[Job] Retype every line from the top of the entries down to the one with "colors = ['#FFC000', '#ED7D31']", both included, and skip the pictures.
+++++
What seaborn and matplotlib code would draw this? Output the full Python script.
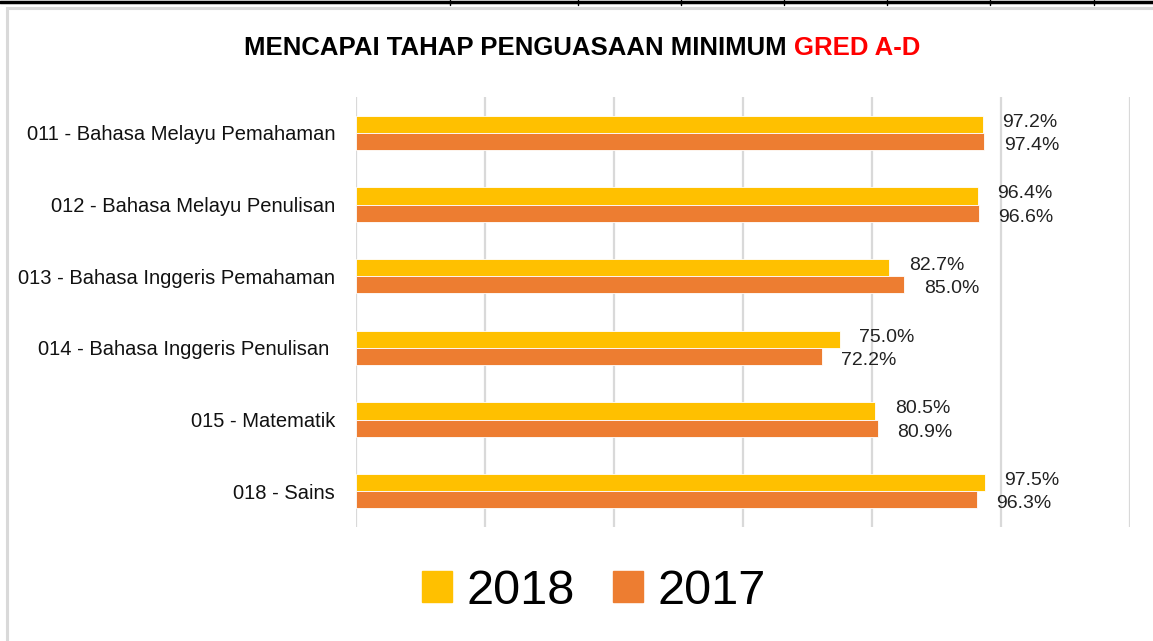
import matplotlib
matplotlib.use('Agg')
import matplotlib.pyplot as plt
import seaborn as sns
import pandas as pd
from matplotlib.lines import Line2D
from matplotlib.patches import Rectangle

subjects = ['011 - Bahasa Melayu Pemahaman',
            '012 - Bahasa Melayu Penulisan',
            '013 - Bahasa Inggeris Pemahaman',
            '014 - Bahasa Inggeris Penulisan ',
            '015 - Matematik',
            '018 - Sains']
years = ['2018', '2017']
pct_2018 = [97.2, 96.4, 82.7, 75.0, 80.5, 97.5]
pct_2017 = [97.4, 96.6, 85.0, 72.2, 80.9, 96.3]
colors = ['#FFC000', '#ED7D31']

df = pd.DataFrame({'subject': subjects * 2,
                   'year': [years[0]] * 6 + [years[1]] * 6,
                   'value': pct_2018 + pct_2017})

sns.set_style('white')
plt.rcParams['font.family'] = ['Liberation Sans', 'DejaVu Sans']
plt.rcParams['text.color'] = 'black'

fig = plt.figure(figsize=(11.53, 6.41), dpi=100)
ax = fig.add_axes([356 / 1153, 1 - 527 / 641, (1130 - 356) / 1153, 430 / 641])

sns.barplot(data=df, y='subject', x='value', hue='year', hue_order=years,
            order=subjects, palette=colors, saturation=1, orient='h', width=0.475,
            edgecolor='white', linewidth=0.6, ax=ax, legend=False)

ax.set_xlim(0, 120)
ax.set_ylim(5.5, -0.5)
ax.set_xticks(range(0, 121, 20))
ax.set_xticklabels([])
ax.grid(axis='x', color='#D9D9D9', linewidth=1.6)
ax.grid(axis='y', visible=False)
ax.set_axisbelow(True)
for s in ax.spines.values():
    s.set_visible(False)
ax.tick_params(axis='both', length=0)
ax.tick_params(axis='y', pad=15, labelsize=14.5, labelcolor='#111111')
ax.set_xlabel('')
ax.set_ylabel('')

# value labels, 2018 nudged up and 2017 nudged down like the original
for c, dy in zip(ax.containers, [1.5, -3]):
    labels = ax.bar_label(c, fmt='%.1f%%', padding=14, fontsize=14, color='#222222')
    for lab in labels:
        lab.xyann = (14, dy)

# title with red ending
t1 = fig.text(0, 0.925, 'MENCAPAI TAHAP PENGUASAAN MINIMUM ', fontsize=18.5,
              fontweight='bold', va='center', color='black')
t2 = fig.text(0, 0.925, 'GRED A-D', fontsize=18.5, fontweight='bold',
              va='center', color='#FF0000')
r = fig.canvas.get_renderer()
w1 = t1.get_window_extent(r).width / 1153
w2 = t2.get_window_extent(r).width / 1153
x0 = 582 / 1153 - (w1 + w2) / 2
t1.set_x(x0)
t2.set_x(x0 + w1)

# legend
handles = [Rectangle((0, 0), 1, 1, color=c) for c in colors]
fig.legend(handles, years, loc='center', bbox_to_anchor=(594 / 1153, 1 - 591 / 641),
           ncol=2, frameon=False, fontsize=35, handlelength=0.6, handleheight=0.6,
           handletextpad=0.3, columnspacing=0.8, labelcolor='black')

# outer chart frame and top table line
fig.add_artist(Rectangle((7 / 1153, -0.1), 1.2, 1 - 8 / 641 + 0.1, transform=fig.transFigure,
                         fill=False, edgecolor='#D9D9D9', linewidth=2.2))
fig.add_artist(Line2D([0, 1], [1 - 1.5 / 641] * 2, transform=fig.transFigure,
                      color='black', linewidth=2.5))
for px in [450, 578, 681, 784, 887, 990, 1094]:
    fig.add_artist(Line2D([px / 1153] * 2, [1, 1 - 5 / 641], transform=fig.transFigure,
                          color='black', linewidth=1))

fig.savefig('out.png', dpi=100)
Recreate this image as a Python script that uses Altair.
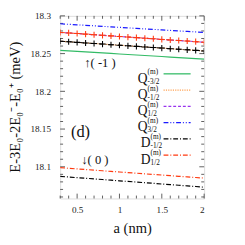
import altair as alt
import pandas as pd

# ---------------- data ----------------
a_vals = [0.3, 0.4, 0.5, 0.6, 0.7, 0.8, 0.9, 1.0, 1.1, 1.2, 1.3, 1.4, 1.5, 1.6, 1.7, 1.8, 1.9, 2.0]

q_m32 = [18.2543, 18.2536, 18.2529, 18.2523, 18.2516, 18.2509, 18.2502, 18.2495, 18.2488,
         18.2482, 18.2475, 18.2468, 18.2461, 18.2454, 18.2447, 18.2441, 18.2434, 18.2427]
q_m12 = [18.2664, 18.2657, 18.2649, 18.2641, 18.2634, 18.2626, 18.2618, 18.2611, 18.2603,
         18.2596, 18.2588, 18.2580, 18.2573, 18.2565, 18.2558, 18.2550, 18.2543, 18.2535]
q_p12 = [18.2780, 18.2774, 18.2766, 18.2758, 18.2750, 18.2742, 18.2735, 18.2727, 18.2719,
         18.2712, 18.2704, 18.2696, 18.2688, 18.2680, 18.2673, 18.2666, 18.2658, 18.2650]
q_p32 = [18.2895, 18.2888, 18.2881, 18.2875, 18.2868, 18.2861, 18.2854, 18.2848, 18.2841,
         18.2834, 18.2827, 18.2821, 18.2814, 18.2807, 18.2800, 18.2794, 18.2787, 18.2780]
d_m12_up = [18.2664, 18.2657, 18.2649, 18.2641, 18.2634, 18.2626, 18.2618, 18.2611, 18.2603,
            18.2596, 18.2588, 18.2580, 18.2573, 18.2565, 18.2558, 18.2550, 18.2543, 18.2535]
d_p12_up = [18.2780, 18.2774, 18.2766, 18.2758, 18.2750, 18.2742, 18.2735, 18.2727, 18.2719,
            18.2712, 18.2704, 18.2696, 18.2688, 18.2680, 18.2673, 18.2666, 18.2658, 18.2650]
d_p12_lo = [18.0988, 18.0980, 18.0972, 18.0964, 18.0956, 18.0947, 18.0939, 18.0931, 18.0923,
            18.0915, 18.0907, 18.0899, 18.0891, 18.0882, 18.0874, 18.0866, 18.0858, 18.0850]
d_m12_lo = [18.0873, 18.0865, 18.0856, 18.0848, 18.0839, 18.0831, 18.0823, 18.0814, 18.0806,
            18.0797, 18.0789, 18.0781, 18.0772, 18.0764, 18.0755, 18.0747, 18.0739, 18.0730]

x_major = [0.5, 1.0, 1.5, 2.0]
x_minor = [0.3, 0.4, 0.6, 0.7, 0.8, 0.9, 1.1, 1.2, 1.3, 1.4, 1.6, 1.7, 1.8, 1.9]
y_major = [18.1, 18.15, 18.2, 18.25, 18.3]
y_minor = [18.06, 18.07, 18.08, 18.09, 18.11, 18.12, 18.13, 18.14, 18.16, 18.17, 18.18,
           18.19, 18.21, 18.22, 18.23, 18.24, 18.26, 18.27, 18.28, 18.29]

legend_letters = ["Q", "Q", "Q", "Q", "D", "D"]
legend_subs = ["-3/2", "-1/2", "1/2", "3/2", "-1/2", "1/2"]
legend_sup = "(m)"

y_title = "E-3E\u2080-2E\u2080\u207b-E\u2080\u207a (meV)"
ann_text = ["\u2191( -1 )", "(d)", "\u2193( 0 )"]
ann_a = [0.77, 0.54, 0.71]
ann_v = [18.237, 18.146, 18.109]

# ---------------- styles ----------------
FONT = "Liberation Serif"
W, H = 149, 189
GREEN, ORANGE, PURPLE, BLUE, BLACK, RED = "#33bb66", "#ffa050", "#9933ee", "#1a1aff", "#000000", "#ff3a10"
DASHDOT = [5, 2, 1, 2]

xs = alt.Scale(domain=[0.3, 2.0], nice=False, zero=False)
ys = alt.Scale(domain=[18.058, 18.3], nice=False, zero=False)
xaxis = alt.Axis(values=x_major, format=".1~f", ticks=False, domain=False, grid=False,
                 labelFont=FONT, labelFontSize=9.5, labelPadding=7, labelColor="#222",
                 title="a (nm)", titleFont=FONT, titleFontSize=15, titleFontWeight="normal",
                 titleBaseline="alphabetic", titleY=35, titleColor="#111")
yaxis = alt.Axis(values=y_major, format=".2~f", ticks=False, domain=False, grid=False,
                 labelFont=FONT, labelFontSize=9.5, labelPadding=10, labelColor="#222",
                 title=None)
X = alt.X("a:Q", scale=xs, axis=xaxis)
Y = alt.Y("v:Q", scale=ys, axis=yaxis)

layers = []


def line(vals, color, dash=None, width=1.2):
    kw = dict(color=color, strokeWidth=width, clip=True)
    if dash:
        kw["strokeDash"] = dash
    df = pd.DataFrame({"a": a_vals, "v": vals})
    return alt.Chart(df).mark_line(**kw).encode(x=X, y=Y)


def crosses(vals, color):
    df = pd.DataFrame({"a": a_vals, "v": vals})
    return alt.Chart(df).mark_point(shape="M-1,0L1,0M0,-1L0,1", filled=False, size=40,
                                    strokeWidth=1.1, color=color, opacity=1, clip=True).encode(x=X, y=Y)


def yticks(vals, ln):
    df = pd.DataFrame({"v": vals})
    c = alt.Chart(df)
    return [c.mark_rule(color="#333", strokeWidth=0.8).encode(y=Y, x=alt.value(0), x2=alt.value(ln)),
            c.mark_rule(color="#333", strokeWidth=0.8).encode(y=Y, x=alt.value(W), x2=alt.value(W - ln))]


def xticks(vals, ln):
    df = pd.DataFrame({"a": vals})
    c = alt.Chart(df)
    return [c.mark_rule(color="#333", strokeWidth=0.8).encode(x=X, y=alt.value(H), y2=alt.value(H - ln)),
            c.mark_rule(color="#333", strokeWidth=0.8).encode(x=X, y=alt.value(0), y2=alt.value(ln))]


layers += yticks(y_minor, 3) + yticks(y_major, 5) + xticks(x_minor, 3) + xticks(x_major, 5)

# curves
layers.append(line(q_m32, GREEN))
layers.append(line(q_m12, ORANGE, [1.2, 1.2]))
layers.append(line(q_p12, PURPLE, [3, 2]))
layers.append(line(q_p32, BLUE, [5, 2, 1, 2, 1, 2]))
layers.append(line(d_m12_up, BLACK, DASHDOT, 1.0))
layers.append(line(d_p12_up, RED, DASHDOT, 1.0))
layers.append(crosses(d_m12_up, BLACK))
layers.append(crosses(d_p12_up, RED))
layers.append(line(d_p12_lo, RED, DASHDOT))
layers.append(line(d_m12_lo, BLACK, DASHDOT))

# annotations
ann_df = pd.DataFrame({"a": ann_a, "v": ann_v, "t": ann_text})
layers.append(alt.Chart(ann_df.iloc[[0, 2]]).mark_text(font=FONT, fontSize=13, color="#111").encode(x=X, y=Y, text="t:N"))
layers.append(alt.Chart(ann_df.iloc[[1]]).mark_text(font=FONT, fontSize=17, color="#111").encode(x=X, y=Y, text="t:N"))

one = alt.Data(values=[{}])
# y-axis title
layers.append(alt.Chart(one).mark_text(text=y_title, font=FONT, fontSize=15, angle=270, align="center",
                                       baseline="middle", color="#111").encode(x=alt.value(-47), y=alt.value(H / 2)))

# legend
leg_colors = [GREEN, ORANGE, PURPLE, BLUE, BLACK, RED]
leg_dash = [None, [1.2, 1.2], [3, 2], [5, 2, 1, 2, 1, 2], DASHDOT, DASHDOT]
for i in range(6):
    yy = 60 + 16.8 * i
    xr = 90.5 if legend_letters[i] == "Q" else 93.5
    kw = dict(color=leg_colors[i], strokeWidth=1.3)
    if leg_dash[i]:
        kw["strokeDash"] = leg_dash[i]
    layers.append(alt.Chart(one).mark_rule(**kw).encode(x=alt.value(107), x2=alt.value(135), y=alt.value(yy)))
    layers.append(alt.Chart(one).mark_text(text=legend_letters[i], font=FONT, fontSize=14, align="right",
                                           baseline="alphabetic", color="#111").encode(x=alt.value(xr), y=alt.value(yy + 9)))
    layers.append(alt.Chart(one).mark_text(text=legend_sup, font=FONT, fontSize=7.5, align="left",
                                           baseline="alphabetic", color="#111").encode(x=alt.value(xr), y=alt.value(yy + 0.5)))
    layers.append(alt.Chart(one).mark_text(text=legend_subs[i], font=FONT, fontSize=7.5, align="left",
                                           baseline="alphabetic", color="#111").encode(x=alt.value(xr), y=alt.value(yy + 10)))

chart = alt.layer(*layers).properties(
    width=W, height=H,
    autosize=alt.AutoSizeParams(type="none"),
    padding={"left": 54, "top": 4, "right": 34, "bottom": 44},
).configure_view(stroke="#222", strokeWidth=1).configure(background="white")

chart.save("out.html", embed_options={"renderer": "svg", "actions": False})
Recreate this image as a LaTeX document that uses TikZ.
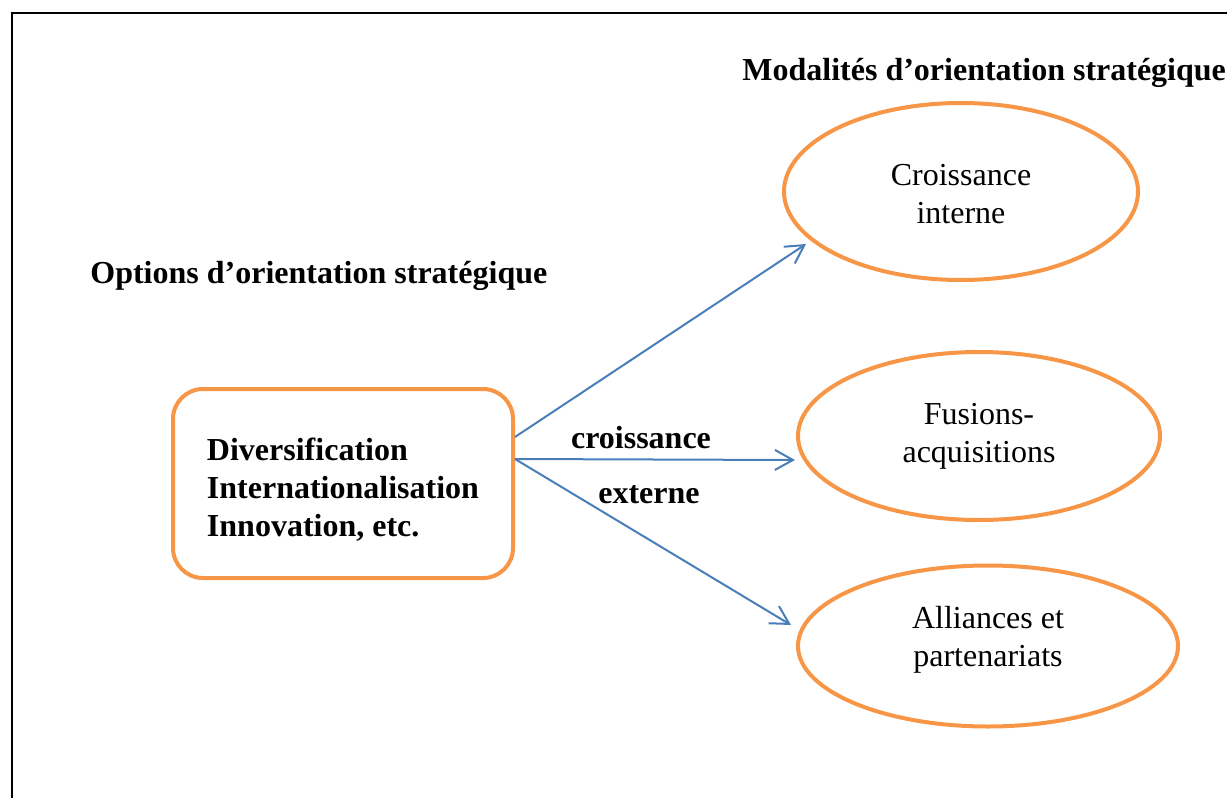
+++++
[Final result]
What seaborn and matplotlib code would draw this? Output the full Python script.
import matplotlib
matplotlib.use('Agg')
import matplotlib.pyplot as plt
import seaborn as sns
import pandas as pd
from matplotlib.lines import Line2D
from matplotlib.patches import Rectangle

subjects = ['011 - Bahasa Melayu Pemahaman',
            '012 - Bahasa Melayu Penulisan',
            '013 - Bahasa Inggeris Pemahaman',
            '014 - Bahasa Inggeris Penulisan ',
            '015 - Matematik',
            '018 - Sains']
years = ['2018', '2017']
pct_2018 = [97.2, 96.4, 82.7, 75.0, 80.5, 97.5]
pct_2017 = [97.4, 96.6, 85.0, 72.2, 80.9, 96.3]
colors = ['#FFC000', '#ED7D31']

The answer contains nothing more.